Stated goal:
Write out the material exactly. Do not include the pictures.

Data extract:
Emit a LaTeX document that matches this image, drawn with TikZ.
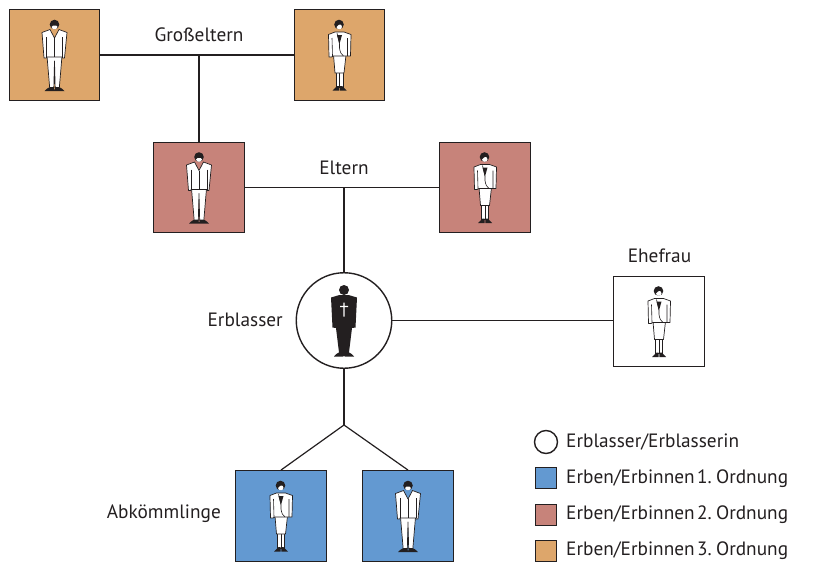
\documentclass[tikz,border=0pt]{standalone}
\usepackage{fontspec}
\setmainfont{PT Sans}
\definecolor{ordnungeins}{HTML}{6399D1}
\definecolor{ordnungzwei}{HTML}{C7837A}
\definecolor{ordnungdrei}{HTML}{DDA66B}
\definecolor{linecolor}{HTML}{231F20}
\tikzset{
  personbox/.style={draw=linecolor,line width=1.4pt,minimum size=90.5pt,inner sep=0pt},
  legendbox/.style={draw=linecolor,line width=1.4pt,minimum size=21.5pt,inner sep=0pt},
  erblasserring/.style={draw=linecolor,line width=1.4pt,fill=white,circle,inner sep=0pt},
  nametext/.style={font=\fontsize{19.3}{22}\selectfont,text=linecolor,inner sep=0pt},
  legendtext/.style={nametext,anchor=west,execute at begin node={\spaceskip=.13em\relax}},
  link/.style={draw=linecolor,line width=1.2pt},
  man/.pic={
    \draw[linecolor,fill=white,line width=.7pt,line join=round]
      (-7.5,1) -- (-4.8,33) -- (-.7,33) -- (0,6) -- (.7,33) -- (4.8,33) -- (7.5,1) -- cycle;
    \draw[linecolor,fill=white,line width=.7pt,line join=round]
      (-4.5,-25.5) -- (-12.5,-22.5) -- (-10.5,3) -- (-8,3) -- (-8,2) -- (8,2) -- (8,3)
      -- (10,3) -- (12.5,-22.5) -- (4.5,-25.5) -- (0,-17) -- cycle;
    \draw[linecolor,line width=.6pt]
      (0,-17) -- (0,2) (-8,-18) -- (-8,2) (8,-18) -- (8,2);
    \fill[linecolor] (0,-30.5) circle (4.8);
    \fill[white] (-3,-28) .. controls (-2,-25) and (2,-25) .. (3,-28) -- (1.5,-29.5) -- (-1.5,-29.5) -- cycle;
    \fill[linecolor] (-10,36) .. controls (-7,33) and (-5,32) .. (-4,32) -- (-.5,32) -- (-.5,34) -- (0,35)
      -- (.5,34) -- (.5,32) -- (4,32) .. controls (5,32) and (7,33) .. (10,36) -- cycle;
  },
  woman/.pic={
    \draw[linecolor,fill=white,line width=.7pt]
      (-3.5,16) rectangle (3.5,32);
    \draw[linecolor,line width=.6pt] (0,17) -- (0,32);
    \draw[linecolor,fill=white,line width=.7pt,line join=round]
      (-6,0) -- (-4.5,18) -- (4.5,18) -- (6.5,0) -- cycle;
    \draw[linecolor,fill=white,line width=.7pt,line join=round]
      (-4.5,-23) -- (-11,-20.5) -- (-10.5,2) -- (-8,2) -- (-6,1) -- (6,1) -- (8,1) -- (11,1)
      -- (11.5,-20.5) -- (4.5,-23) -- cycle;
    \fill[linecolor] (-2.5,-20) -- (2.5,-20) -- (0,-11) -- cycle;
    \draw[linecolor,line width=.6pt]
      (-7.5,-17) -- (-7,1) (8,-17) -- (8,1) (-2.5,-22) -- (0,-11) -- (0,-7) .. controls (.5,-3) and (2,0) .. (4,1);
    \fill[linecolor] (-.5,-30.5) circle (4.8);
    \fill[white] (-3,-28) .. controls (-2.5,-25) and (2,-25) .. (2.5,-28) .. controls (2,-31) and (0,-31) .. (-1,-30) -- cycle;
    \fill[linecolor] (-7,35.5) -- (-2.5,31) -- (-.5,31) -- (-.3,35.5) -- cycle
      (7,35.5) -- (2.5,31) -- (.5,31) -- (.3,35.5) -- cycle;
  },
  verstorben/.pic={
    \fill[linecolor] (-13,-23) -- (-4.5,-25.5) -- (4.5,-25.5) -- (13,-23) -- (11.5,7) -- (8,7.5)
      -- (5,32) .. controls (7,33) and (9,34) .. (10,36) -- (.7,36) -- (0,35) -- (-.7,36) -- (-10,36)
      .. controls (-9,34) and (-7,33) .. (-5,32) -- (-8,7.5) -- (-11.5,7) -- cycle;
    \fill[linecolor] (0,-30.5) circle (5);
    \fill[white] (-.6,-18) rectangle (.6,-4) (-4,-14.6) rectangle (4,-13.4);
  }
}

\begin{document}
\begin{tikzpicture}[x=1pt,y=-1pt]
  \useasboundingbox (0,0) rectangle (814,562);

  % Personen
  \node [personbox,fill=ordnungdrei] (grossvater) at (54.5,55) {};
  \node [personbox,fill=ordnungdrei] (grossmutter) at (339.5,55) {};
  \node [personbox,fill=ordnungzwei] (vater) at (199,187.5) {};
  \node [personbox,fill=ordnungzwei] (mutter) at (485,187.5) {};
  \node [personbox,fill=white] (ehefrau) at (659,321.5) {};
  \node [personbox,fill=ordnungeins] (tochter) at (281,516) {};
  \node [personbox,fill=ordnungeins] (sohn) at (408,516) {};
  \node [erblasserring,minimum size=95.5pt] (erblasser) at (344,320.5) {};

  % Verbindungen
  \coordinate (gabelgross) at (grossvater -| vater);
  \coordinate (gabeleltern) at (vater -| erblasser);
  \coordinate (gabelkinder) at (344,425);
  \path [link] (grossvater) -- (grossmutter);
  \path [link] (gabelgross) -- (vater);
  \path [link] (vater) -- (mutter);
  \path [link] (gabeleltern) -- (erblasser);
  \path [link] (erblasser) -- (ehefrau.west |- erblasser);
  \path [link] (erblasser) -- (gabelkinder);
  \path [link] (gabelkinder) -- (tochter.north);
  \path [link] (gabelkinder) -- (sohn.north);

  \pic at (grossvater) {man};
  \pic at (grossmutter) {woman};
  \pic at (vater) {man};
  \pic at (mutter) {woman};
  \pic at (ehefrau) {woman};
  \pic at (tochter) {woman};
  \pic at (sohn) {man};
  \pic at (erblasser) {verstorben};

  % Beschriftung
  \node [nametext] (grosseltern) at (199,35) {Großeltern};
  \node [nametext] (eltern) at (344,168) {Eltern};
  \node [nametext] (ehefraulabel) at (659.5,256) {Ehefrau};
  \node [nametext,anchor=east] (erblasserlabel) at (283,320) {Erblasser};
  \node [nametext,anchor=east] (abkommlinge) at (221,514) {Abkömmlinge};

  % Legende
  \node [erblasserring,minimum size=23pt] (legkreis) at (546,442) {};
  \node [legendbox,fill=ordnungeins] (legeins) at (546,478) {};
  \node [legendbox,fill=ordnungzwei] (legzwei) at (546,515) {};
  \node [legendbox,fill=ordnungdrei] (legdrei) at (546,551) {};
  \node [legendtext] (texterblasser) at (566,442) {Erblasser/Erblasserin};
  \node [legendtext] (texteins) at (566,479) {Erben/Erbinnen 1. Ordnung};
  \node [legendtext] (textzwei) at (566,515) {Erben/Erbinnen 2. Ordnung};
  \node [legendtext] (textdrei) at (566,551) {Erben/Erbinnen 3. Ordnung};
\end{tikzpicture}
\end{document}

Task result:
Emit a LaTeX document that matches this image, drawn with TikZ.
\documentclass[tikz,border=0pt]{standalone}
\usepackage{fontspec}
\setmainfont{PT Sans}
\definecolor{ordnungeins}{HTML}{6399D1}
\definecolor{ordnungzwei}{HTML}{C7837A}
\definecolor{ordnungdrei}{HTML}{DDA66B}
\definecolor{linecolor}{HTML}{231F20}
\tikzset{
  personbox/.style={draw=linecolor,line width=1.4pt,minimum size=90.5pt,inner sep=0pt},
  legendbox/.style={draw=linecolor,line width=1.4pt,minimum size=21.5pt,inner sep=0pt},
  erblasserring/.style={draw=linecolor,line width=1.4pt,fill=white,circle,inner sep=0pt},
  nametext/.style={font=\fontsize{19.3}{22}\selectfont,text=linecolor,inner sep=0pt},
  legendtext/.style={nametext,anchor=west,execute at begin node={\spaceskip=.13em\relax}},
  link/.style={draw=linecolor,line width=1.2pt},
  man/.pic={
    \draw[linecolor,fill=white,line width=.7pt,line join=round]
      (-7.5,1) -- (-4.8,33) -- (-.7,33) -- (0,6) -- (.7,33) -- (4.8,33) -- (7.5,1) -- cycle;
    \draw[linecolor,fill=white,line width=.7pt,line join=round]
      (-4.5,-25.5) -- (-12.5,-22.5) -- (-10.5,3) -- (-8,3) -- (-8,2) -- (8,2) -- (8,3)
      -- (10,3) -- (12.5,-22.5) -- (4.5,-25.5) -- (0,-17) -- cycle;
    \draw[linecolor,line width=.6pt]
      (0,-17) -- (0,2) (-8,-18) -- (-8,2) (8,-18) -- (8,2);
    \fill[linecolor] (0,-30.5) circle (4.8);
    \fill[white] (-3,-28) .. controls (-2,-25) and (2,-25) .. (3,-28) -- (1.5,-29.5) -- (-1.5,-29.5) -- cycle;
    \fill[linecolor] (-10,36) .. controls (-7,33) and (-5,32) .. (-4,32) -- (-.5,32) -- (-.5,34) -- (0,35)
      -- (.5,34) -- (.5,32) -- (4,32) .. controls (5,32) and (7,33) .. (10,36) -- cycle;
  },
  woman/.pic={
    \draw[linecolor,fill=white,line width=.7pt]
      (-3.5,16) rectangle (3.5,32);
    \draw[linecolor,line width=.6pt] (0,17) -- (0,32);
    \draw[linecolor,fill=white,line width=.7pt,line join=round]
      (-6,0) -- (-4.5,18) -- (4.5,18) -- (6.5,0) -- cycle;
    \draw[linecolor,fill=white,line width=.7pt,line join=round]
      (-4.5,-23) -- (-11,-20.5) -- (-10.5,2) -- (-8,2) -- (-6,1) -- (6,1) -- (8,1) -- (11,1)
      -- (11.5,-20.5) -- (4.5,-23) -- cycle;
    \fill[linecolor] (-2.5,-20) -- (2.5,-20) -- (0,-11) -- cycle;
    \draw[linecolor,line width=.6pt]
      (-7.5,-17) -- (-7,1) (8,-17) -- (8,1) (-2.5,-22) -- (0,-11) -- (0,-7) .. controls (.5,-3) and (2,0) .. (4,1);
    \fill[linecolor] (-.5,-30.5) circle (4.8);
    \fill[white] (-3,-28) .. controls (-2.5,-25) and (2,-25) .. (2.5,-28) .. controls (2,-31) and (0,-31) .. (-1,-30) -- cycle;
    \fill[linecolor] (-7,35.5) -- (-2.5,31) -- (-.5,31) -- (-.3,35.5) -- cycle
      (7,35.5) -- (2.5,31) -- (.5,31) -- (.3,35.5) -- cycle;
  },
  verstorben/.pic={
    \fill[linecolor] (-13,-23) -- (-4.5,-25.5) -- (4.5,-25.5) -- (13,-23) -- (11.5,7) -- (8,7.5)
      -- (5,32) .. controls (7,33) and (9,34) .. (10,36) -- (.7,36) -- (0,35) -- (-.7,36) -- (-10,36)
      .. controls (-9,34) and (-7,33) .. (-5,32) -- (-8,7.5) -- (-11.5,7) -- cycle;
    \fill[linecolor] (0,-30.5) circle (5);
    \fill[white] (-.6,-18) rectangle (.6,-4) (-4,-14.6) rectangle (4,-13.4);
  }
}

\begin{document}
\begin{tikzpicture}[x=1pt,y=-1pt]
  \useasboundingbox (0,0) rectangle (814,562);

  % Personen
  \node [personbox,fill=ordnungdrei] (grossvater) at (54.5,55) {};
  \node [personbox,fill=ordnungdrei] (grossmutter) at (339.5,55) {};
  \node [personbox,fill=ordnungzwei] (vater) at (199,187.5) {};
  \node [personbox,fill=ordnungzwei] (mutter) at (485,187.5) {};
  \node [personbox,fill=white] (ehefrau) at (659,321.5) {};
  \node [personbox,fill=ordnungeins] (tochter) at (281,516) {};
  \node [personbox,fill=ordnungeins] (sohn) at (408,516) {};
  \node [erblasserring,minimum size=95.5pt] (erblasser) at (344,320.5) {};

  % Verbindungen
  \coordinate (gabelgross) at (grossvater -| vater);
  \coordinate (gabeleltern) at (vater -| erblasser);
  \coordinate (gabelkinder) at (344,425);
  \path [link] (grossvater) -- (grossmutter);
  \path [link] (gabelgross) -- (vater);
  \path [link] (vater) -- (mutter);
  \path [link] (gabeleltern) -- (erblasser);
  \path [link] (erblasser) -- (ehefrau.west |- erblasser);
  \path [link] (erblasser) -- (gabelkinder);
  \path [link] (gabelkinder) -- (tochter.north);
  \path [link] (gabelkinder) -- (sohn.north);

  \pic at (grossvater) {man};
  \pic at (grossmutter) {woman};
  \pic at (vater) {man};
  \pic at (mutter) {woman};
  \pic at (ehefrau) {woman};
  \pic at (tochter) {woman};
  \pic at (sohn) {man};
  \pic at (erblasser) {verstorben};

  % Beschriftung
  \node [nametext] (grosseltern) at (199,35) {Großeltern};
  \node [nametext] (eltern) at (344,168) {Eltern};
  \node [nametext] (ehefraulabel) at (659.5,256) {Ehefrau};
  \node [nametext,anchor=east] (erblasserlabel) at (283,320) {Erblasser};
  \node [nametext,anchor=east] (abkommlinge) at (221,514) {Abkömmlinge};

  % Legende
  \node [erblasserring,minimum size=23pt] (legkreis) at (546,442) {};
  \node [legendbox,fill=ordnungeins] (legeins) at (546,478) {};
  \node [legendbox,fill=ordnungzwei] (legzwei) at (546,515) {};
  \node [legendbox,fill=ordnungdrei] (legdrei) at (546,551) {};
  \node [legendtext] (texterblasser) at (566,442) {Erblasser/Erblasserin};
  \node [legendtext] (texteins) at (566,479) {Erben/Erbinnen 1. Ordnung};
  \node [legendtext] (textzwei) at (566,515) {Erben/Erbinnen 2. Ordnung};
  \node [legendtext] (textdrei) at (566,551) {Erben/Erbinnen 3. Ordnung};
\end{tikzpicture}
\end{document}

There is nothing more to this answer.